From the description on the below YouTube video: “The exhibition includes important examples of single-channel video, video sculpture, and video installation. California Video locates a distinctively West Coast aesthetic within the broader history of video art”.
I know what you are probably thinking after watching this video. WTF. It is VERY uncomfortable to watch. The insanity of it all is obviously a major arc of the work. As you might expect just from watching, this video has not received a lot of views. It was added to YouTube almost a year ago and today has 2041 hits. I found the video in my RSS feeds from a posting of a guest blogger based in Oakland, California, Joseph del Pesco, for Eybeam’s reBlog. Eyebeam is a progressive art space in the Chelsea district of NYC that wavers between the definition of a gallery and museum. Pesco found it via the simple and very broad art tag on del.icious.
The video comes the J. Paul Getty Museum in Los Angeles as part of an exhibit that ran in 2008 featuring the work of ‘58 artists, duos, and collectives including Ant Farm, John Baldessari, Brian Bress, Nancy Buchanan, Chris Burden, Allan Kaprow, Mike Kelly, Suzanne Lacy, Bruce Nauman, Martha Rosler, Bill Viola, and William Wegman.’
Within the context of the fine arts world, the works in this video are considered by many people to be some of the greatest, most defining art of our times. When I studied art and design in NYC in the early 2000’s, Bill Viola was the Britney Spears of video art.

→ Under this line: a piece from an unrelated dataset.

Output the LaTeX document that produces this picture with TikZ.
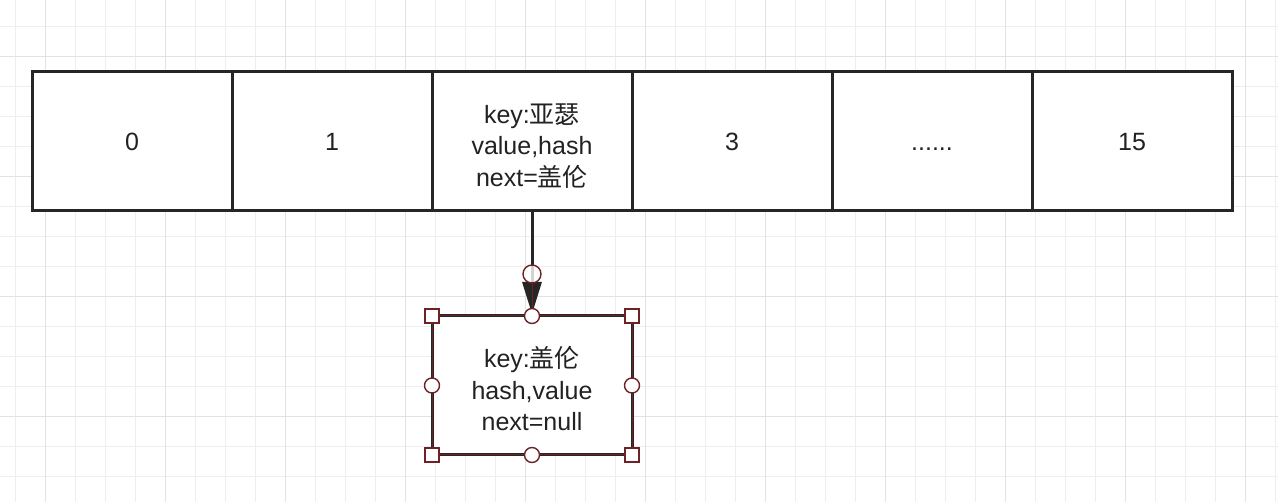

What does YouTube mean for this classical tradition of video art? What is the “value” of this video now? Some will say its determined by ad revenue potential on 2000 views while others will explain the cultural significance.
Two observations:
First, not a lot of people appear to be interested. It’s not surprising from what we know about what we want: information and entertainment. It’s very difficult to become satiated with this work; it’s abstract and hard to understand. It’s more disturbing than entertaining in this particular case. Here I am making more of a statement about the fine arts in general. Traditionally, few people have delved into the arts because it is so unaccessible.
Second, it’s interesting to consider that this kind of experimentation and thinking is actually going on in droves now all over the YouTube platform. The amount of people with artistic ideas now participating with the video medium has increased dramatically in just a three year period. How will this effect the medium of “Video Art” in the future? Will there be outstanding “video artists” to represent future times? Or will the new Bill Viola’s be seen as just a bunch of YouTube crazies?